9 thoughts on “Who the Hell Am I?

  1. Your daughter sounds exactly like mine in every way!Dont beat yourself up about what ifs.
    We did get our girl maths tutoring which did help her but she is now 18 and still doesnt know what her lifes passion is.She is now at uni studying Bach Science (loves working out how and why) & Bach Arts doing Philosophy(finds this fascinating) and Italian(been studying Italian since grade 3).
    She is super creative and gets so frustrated that she doesnt have a goal to work towards as hasnt found a strong passion for one path to follow.
    As mums it is so very hard to sit back and let them find their way.I believe my girl would be truelly happy doing something in the creative fields,writing or using her hands and her mind, but I cant make her I can only support her along her journey.
    So many times I look back and think is there some things I could have done different which would have helped my girl at this point in her life.Then I have to remind myself I did what I believed was right at the time.We need to be more gentle on ourselves.
    I so get what you are going through and wish you and your daughter all the very best at this challenging time.
    While she has you understanding,guiding and supporting her she cant go wrong.xx

    • Oh gosh she does sound exactly like mine, I’ve often thought she would do really well in Philosophy – she’s always been really good at thinking about things and wondering “what if”, I think she probably would have done well in languages if she had continued with it – she did well at German for three years in primary school but then we moved the new primary school didn’t really do a language and by the time she got to high school it was French and she wasn’t that keen. I’ll take comfort from your words of advice!

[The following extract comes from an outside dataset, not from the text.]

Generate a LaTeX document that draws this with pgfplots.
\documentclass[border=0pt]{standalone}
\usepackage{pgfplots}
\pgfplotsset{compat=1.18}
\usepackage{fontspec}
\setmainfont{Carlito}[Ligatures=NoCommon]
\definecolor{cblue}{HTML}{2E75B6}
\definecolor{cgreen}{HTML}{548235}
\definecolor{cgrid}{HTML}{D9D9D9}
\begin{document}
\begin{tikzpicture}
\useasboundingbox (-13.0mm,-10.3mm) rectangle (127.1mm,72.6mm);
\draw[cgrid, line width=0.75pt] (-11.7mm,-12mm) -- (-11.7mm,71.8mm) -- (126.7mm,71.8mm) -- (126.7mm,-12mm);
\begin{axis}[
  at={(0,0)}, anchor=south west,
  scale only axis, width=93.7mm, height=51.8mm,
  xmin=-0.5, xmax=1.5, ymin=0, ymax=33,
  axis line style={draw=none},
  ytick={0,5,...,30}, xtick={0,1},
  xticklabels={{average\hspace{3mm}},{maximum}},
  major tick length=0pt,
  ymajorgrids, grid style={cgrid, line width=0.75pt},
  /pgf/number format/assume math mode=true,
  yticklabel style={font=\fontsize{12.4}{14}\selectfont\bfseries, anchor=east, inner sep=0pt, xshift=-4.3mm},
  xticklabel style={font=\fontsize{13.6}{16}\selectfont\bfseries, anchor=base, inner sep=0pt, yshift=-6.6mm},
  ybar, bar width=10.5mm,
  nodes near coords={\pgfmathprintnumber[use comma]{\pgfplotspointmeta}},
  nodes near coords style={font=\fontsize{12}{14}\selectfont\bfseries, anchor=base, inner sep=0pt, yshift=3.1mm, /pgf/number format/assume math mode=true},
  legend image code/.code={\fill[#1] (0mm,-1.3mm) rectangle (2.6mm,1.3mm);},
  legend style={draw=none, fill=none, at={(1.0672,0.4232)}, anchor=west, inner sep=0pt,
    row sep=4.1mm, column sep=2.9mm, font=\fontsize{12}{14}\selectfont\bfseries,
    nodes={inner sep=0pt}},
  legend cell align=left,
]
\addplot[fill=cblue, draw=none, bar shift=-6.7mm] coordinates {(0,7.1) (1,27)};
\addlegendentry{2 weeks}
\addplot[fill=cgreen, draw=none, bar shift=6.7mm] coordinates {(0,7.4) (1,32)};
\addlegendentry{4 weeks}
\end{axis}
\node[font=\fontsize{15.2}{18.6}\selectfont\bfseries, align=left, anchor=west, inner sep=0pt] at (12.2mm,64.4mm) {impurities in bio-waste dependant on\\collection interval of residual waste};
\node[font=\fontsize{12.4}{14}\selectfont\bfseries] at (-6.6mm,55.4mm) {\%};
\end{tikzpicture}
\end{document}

  2. You are so right – we reinvent ourselves continually. I’m sure your daughter will figure it all out. 15 is so young to feel all that pressure.

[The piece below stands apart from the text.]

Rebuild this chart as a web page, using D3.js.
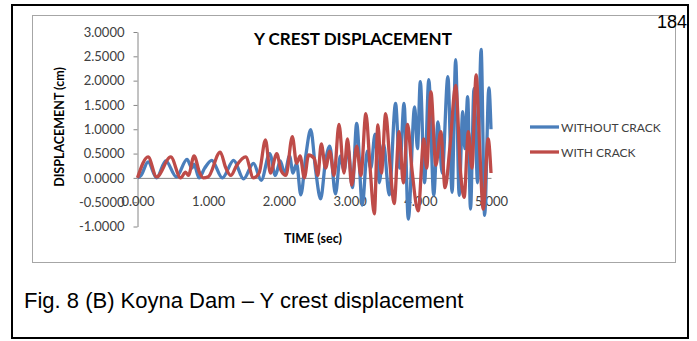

  3. You ask some very wise questions, Janine. I don’t think labels are representative of who I am. They may influence aspects of my life, but for me identity runs so much deeper than that. I love that you care for your daughter so much. I am sure the freedom you give her will help her find her path smoothly. x

  4. We feel the pressure younger and younger I think. But really, I don’t think anyone knows! I found motherhood a very challenging thing in terms of my identity- and I’m beginning to understand that I may never know who I am. Because we are always changing!

  5. hello janine – i love to hear about the montessori school, and using the math materials and the pouring, etc. you can’t go back, but someone told me once that a year of montessori is a gift that can never be taken away. so however much she got – i’m happy for her. i teach montessori in a combined first, second, and third grade class. we do keep using those materials. it’s a joy to watch children learn.

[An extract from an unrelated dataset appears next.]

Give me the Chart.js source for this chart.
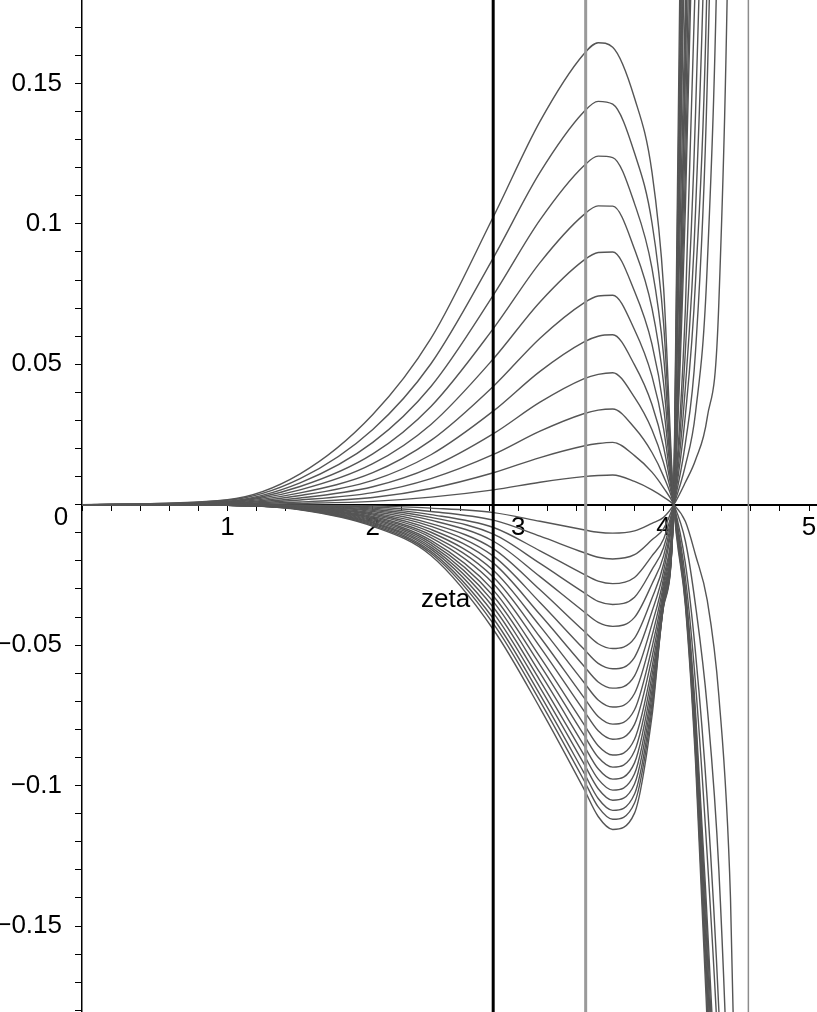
<!DOCTYPE html>
<html>
<head>
<meta charset="utf-8">
<script src="https://cdn.jsdelivr.net/npm/chart.js@4.4.1/dist/chart.umd.min.js"></script>
<style>
  html, body { margin: 0; padding: 0; background: #fff; }
  #wrap { width: 817px; height: 1012px; }
</style>
</head>
<body>
<div id="wrap"><canvas id="zetaChart" width="817" height="1012"></canvas></div>
<script>
// Sample positions shared by every curve
const xs = [0, 1.0, 1.5, 2.0, 2.4, 2.83, 3.15, 3.45, 3.55, 3.65, 3.8, 3.92, 4.0, 4.07, 4.15, 4.22, 4.3, 4.38, 4.46, 4.55];

// Curves with a hump above the axis (biggest first)
const upperCurves = [
  [0, 0.0018, 0.0110, 0.0321, 0.0592, 0.1026, 0.1365, 0.1604, 0.1645, 0.1629, 0.1448, 0.1184, 0.0773, 0, -0.036, -0.092, -0.185, -0.29, -0.40, -0.53],
  [0, 0.0016, 0.0093, 0.0268, 0.0502, 0.0880, 0.1183, 0.1398, 0.1436, 0.1426, 0.1252, 0.1004, 0.0645, 0, -0.035, -0.089, -0.178, -0.28, -0.39, -0.51],
  [0, 0.0013, 0.0078, 0.0222, 0.0421, 0.0747, 0.1014, 0.1206, 0.1241, 0.1236, 0.1072, 0.0842, 0.0531, 0, -0.034, -0.086, -0.172, -0.27, -0.38, -0.49],
  [0, 0.0011, 0.0065, 0.0181, 0.0350, 0.0628, 0.0862, 0.1032, 0.1064, 0.1063, 0.0910, 0.0700, 0.0432, 0, -0.033, -0.083, -0.166, -0.26, -0.36, -0.47],
  [0, 0.0010, 0.0053, 0.0146, 0.0286, 0.0520, 0.0722, 0.0870, 0.0898, 0.0900, 0.0760, 0.0572, 0.0346, 0, -0.032, -0.080, -0.160, -0.25, -0.35, -0.45],
  [0, 0.0008, 0.0042, 0.0114, 0.0229, 0.0422, 0.0593, 0.0718, 0.0743, 0.0746, 0.0623, 0.0458, 0.0270, 0, -0.031, -0.077, -0.154, -0.24, -0.34, -0.43],
  [0, 0.0006, 0.0033, 0.0087, 0.0178, 0.0334, 0.0475, 0.0579, 0.0600, 0.0605, 0.0498, 0.0357, 0.0205, 0, -0.030, -0.074, -0.148, -0.23, -0.32, -0.41],
  [0, 0.0005, 0.0024, 0.0064, 0.0133, 0.0253, 0.0365, 0.0448, 0.0464, 0.0470, 0.0382, 0.0267, 0.0149, 0, -0.026, -0.064, -0.125, -0.20, -0.31, -0.45],
  [0, 0.0003, 0.0017, 0.0043, 0.0093, 0.0179, 0.0262, 0.0324, 0.0337, 0.0341, 0.0274, 0.0186, 0.0101, 0, -0.021, -0.053, -0.105, -0.18, -0.29, -0.45],
  [0, 0.0002, 0.0010, 0.0026, 0.0058, 0.0114, 0.0168, 0.0209, 0.0218, 0.0222, 0.0175, 0.0116, 0.0060, 0, -0.013, -0.036, -0.072, -0.13, -0.24, -0.45],
  [0, 0.0001, 0.0005, 0.0012, 0.0027, 0.0053, 0.0080, 0.0100, 0.0104, 0.0106, 0.0083, 0.0053, 0.0027, 0, -0.006, -0.018, -0.034, -0.068, -0.14, -0.35]
];

// Curves with a dip below the axis (shallowest first)
const lowerCurves = [
  [0, 0, -0.0001, -0.0004, -0.0012, -0.0028, -0.0059, -0.0089, -0.0098, -0.0101, -0.0093, -0.0066, -0.0045, 0, 0.008, 0.016, 0.031, 0.072, 0.26, 0.8],
  [0, 0, -0.0002, -0.0008, -0.0024, -0.0055, -0.0112, -0.0170, -0.0187, -0.0193, -0.0178, -0.0125, -0.0085, 0, 0.014, 0.033, 0.085, 0.23, 0.6, 1.2],
  [0, -0.0001, -0.0003, -0.0012, -0.0035, -0.0081, -0.0164, -0.0247, -0.0272, -0.0281, -0.0259, -0.0182, -0.0122, 0, 0.022, 0.055, 0.15, 0.38, 0.9, 1.5],
  [0, -0.0001, -0.0004, -0.0016, -0.0045, -0.0105, -0.0209, -0.0312, -0.0344, -0.0355, -0.0329, -0.0231, -0.0152, 0, 0.032, 0.08, 0.19, 0.5, 1.0, 1.6],
  [0, -0.0001, -0.0005, -0.0020, -0.0055, -0.0130, -0.0256, -0.0380, -0.0419, -0.0433, -0.0401, -0.0282, -0.0182, 0, 0.042, 0.105, 0.25, 0.6, 1.1, 1.7],
  [0, -0.0001, -0.0006, -0.0024, -0.0067, -0.0157, -0.0303, -0.0449, -0.0495, -0.0512, -0.0475, -0.0333, -0.0211, 0, 0.055, 0.14, 0.32, 0.7, 1.2, 1.8],
  [0, -0.0001, -0.0007, -0.0029, -0.0077, -0.0183, -0.0348, -0.0513, -0.0565, -0.0584, -0.0543, -0.0380, -0.0236, 0, 0.07, 0.19, 0.4, 0.8, 1.3, 1.9],
  [0, -0.0001, -0.0008, -0.0033, -0.0088, -0.0208, -0.0391, -0.0573, -0.0631, -0.0653, -0.0609, -0.0425, -0.0260, 0, 0.106, 0.25, 0.45, 0.85, 1.4, 2.0],
  [0, -0.0001, -0.0009, -0.0037, -0.0098, -0.0234, -0.0432, -0.0631, -0.0695, -0.0720, -0.0672, -0.0468, -0.0280, 0, 0.119, 0.27, 0.5, 0.9, 1.5, 2.1],
  [0, -0.0002, -0.0010, -0.0042, -0.0108, -0.0258, -0.0471, -0.0685, -0.0754, -0.0781, -0.0730, -0.0508, -0.0298, 0, 0.135, 0.305, 0.55, 1.0, 1.6, 2.2],
  [0, -0.0002, -0.0011, -0.0046, -0.0117, -0.0281, -0.0506, -0.0732, -0.0805, -0.0835, -0.0782, -0.0544, -0.0313, 0, 0.154, 0.35, 0.6, 1.05, 1.7, 2.3],
  [0, -0.0002, -0.0012, -0.0050, -0.0127, -0.0305, -0.0542, -0.0780, -0.0858, -0.0891, -0.0835, -0.0580, -0.0327, 0, 0.166, 0.377, 0.65, 1.1, 1.8, 2.4],
  [0, -0.0002, -0.0013, -0.0054, -0.0135, -0.0326, -0.0570, -0.0818, -0.0899, -0.0934, -0.0877, -0.0608, -0.0335, 0, 0.18, 0.41, 0.7, 1.15, 1.9, 2.5],
  [0, -0.0002, -0.0013, -0.0058, -0.0143, -0.0346, -0.0599, -0.0855, -0.0940, -0.0977, -0.0919, -0.0636, -0.0343, 0, 0.214, 0.485, 0.8, 1.2, 2.0, 2.6],
  [0, -0.0002, -0.0014, -0.0062, -0.0151, -0.0366, -0.0626, -0.0889, -0.0977, -0.1016, -0.0958, -0.0662, -0.0349, 0, 0.236, 0.53, 0.85, 1.3, 2.1, 2.7],
  [0, -0.0002, -0.0015, -0.0065, -0.0158, -0.0386, -0.0651, -0.0920, -0.1011, -0.1052, -0.0994, -0.0685, -0.0354, 0, 0.262, 0.59, 0.9, 1.4, 2.2, 2.8],
  [0, -0.0002, -0.0016, -0.0069, -0.0166, -0.0406, -0.0676, -0.0952, -0.1046, -0.1088, -0.1030, -0.0709, -0.0358, 0, 0.293, 0.65, 1.0, 1.5, 2.3, 2.9],
  [0, -0.0002, -0.0017, -0.0073, -0.0173, -0.0424, -0.0699, -0.0979, -0.1076, -0.1120, -0.1062, -0.0730, -0.0359, 0, 0.332, 0.72, 1.1, 1.6, 2.4, 3.0],
  [0, -0.0002, -0.0018, -0.0077, -0.0181, -0.0445, -0.0724, -0.1010, -0.1110, -0.1156, -0.1098, -0.0753, -0.0362, 0, 0.38, 0.8, 1.2, 1.7, 2.5, 3.1]
];

// Vertical marker lines (zeta and two more)
const markerX = [2.828, 3.464, 4.583];
const markerColors = ['#000000', '#9a9a9a', '#8c8c8c'];
const markerWidths = [3, 3, 1.5];

// Axis ranges and labelled ticks
const xMin = 0, xMax = 5.055;
const yMin = -0.1806, yMax = 0.1797;
const xLabelValues = [1, 2, 3, 4, 5];
const yLabelValues = [-0.15, -0.1, -0.05, 0.05, 0.1, 0.15];
const yLabelTexts = ['\u22120.15', '\u22120.1', '\u22120.05', '0.05', '0.1', '0.15'];

const FONT = '"Liberation Sans", Arial, Helvetica, sans-serif';

const datasets = [];

markerX.forEach((mx, i) => {
  datasets.push({
    data: [{ x: mx, y: yMin }, { x: mx, y: yMax }],
    borderColor: markerColors[i],
    borderWidth: markerWidths[i],
    pointRadius: 0
  });
});

upperCurves.concat(lowerCurves).forEach((ys) => {
  datasets.push({
    data: xs.map((x, j) => ({ x: x, y: ys[j] })),
    borderColor: '#555555',
    borderWidth: 1.4,
    pointRadius: 0,
    cubicInterpolationMode: 'monotone'
  });
});

// Extra text: the origin "0" and the zeta label
const textPlugin = {
  id: 'extraText',
  afterDraw(chart) {
    const { ctx, scales: { x, y } } = chart;
    ctx.save();
    ctx.fillStyle = '#000';
    ctx.font = '26px ' + FONT;
    ctx.textAlign = 'center';
    ctx.textBaseline = 'middle';
    ctx.fillText('0', x.getPixelForValue(0) - 21, y.getPixelForValue(0) + 13);
    ctx.textAlign = 'right';
    ctx.textBaseline = 'alphabetic';
    ctx.fillText('zeta', x.getPixelForValue(markerX[0]) - 23, y.getPixelForValue(0) + 102);
    ctx.restore();
  }
};

const chart = new Chart(document.getElementById('zetaChart'), {
  type: 'line',
  data: { datasets: datasets },
  plugins: [textPlugin],
  options: {
    responsive: false,
    animation: false,
    events: [],
    layout: { padding: 0 },
    plugins: { legend: { display: false }, tooltip: { enabled: false } },
    scales: {
      x: {
        type: 'linear',
        min: xMin,
        max: xMax,
        position: { y: 0 },
        border: { display: true, color: '#000', width: 2 },
        grid: { drawOnChartArea: false, drawTicks: true, tickLength: 5, color: '#000', lineWidth: 1 },
        ticks: {
          stepSize: 0.2,
          includeBounds: false,
          autoSkip: false,
          maxRotation: 0,
          padding: 2,
          color: '#000',
          font: { family: FONT, size: 26 },
          callback: (v) => {
            const i = xLabelValues.findIndex(t => Math.abs(t - v) < 1e-9);
            return i >= 0 ? String(xLabelValues[i]) : '';
          }
        },
        afterFit: (s) => { s.paddingLeft = 0; s.paddingRight = 0; }
      },
      y: {
        type: 'linear',
        min: yMin,
        max: yMax,
        position: 'left',
        border: { display: true, color: '#000', width: 1.5 },
        grid: { drawOnChartArea: false, drawTicks: true, tickLength: 7, color: '#000', lineWidth: 1 },
        ticks: {
          stepSize: 0.01,
          includeBounds: false,
          autoSkip: false,
          padding: 13,
          color: '#000',
          font: { family: FONT, size: 26 },
          callback: (v) => {
            const i = yLabelValues.findIndex(t => Math.abs(t - v) < 1e-9);
            return i >= 0 ? yLabelTexts[i] : '';
          }
        },
        afterFit: (s) => { s.width = 82; s.paddingTop = 0; s.paddingBottom = 0; }
      }
    }
  }
});
</script>
</body>
</html>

    your child will find her way. just don’t take any “i can’t”s. tell her if she works hard enough, she can!

    • Both girls went to Montessori from 2 1/2 years old to just before their sixth birthdays. It was a wonderful education for them and even today I can still see the results in action. They both remember kindy as a very happy place and even now will occasionally mention things that happened there.

  6. We all want the best for our children; I think the best we can offer them is our belief in them and encouragement in whatever they chose to do. We model the way in our own behavior. I think I’m coming to realize that children have their own personalities that has been pre-programmed and the environment they are in is just a part of what shapes their personal program.
    Sounds like you are doing great for your daughter. A very good model of identity and success!

  7. I remember my mother told me not to get married before I was 25 because what I want at 18 will be different to what I want at 25. It’s such a rapid personal growth period. So deciding on what you want to do for the rest of your life at 18 also seems a little premature.

    Having said that, I knew I wanted to write when I was 9. But I had to go through a few ‘testing times’ to really make sure that is what I wanted to do. All you can do is wait and see how the cards falls.

    As for ‘what if’ moments… well there are so many uncontrollable variables in our life how can you determine the one thing that would have made a difference? Your daughter is and will become the person she is meant to be.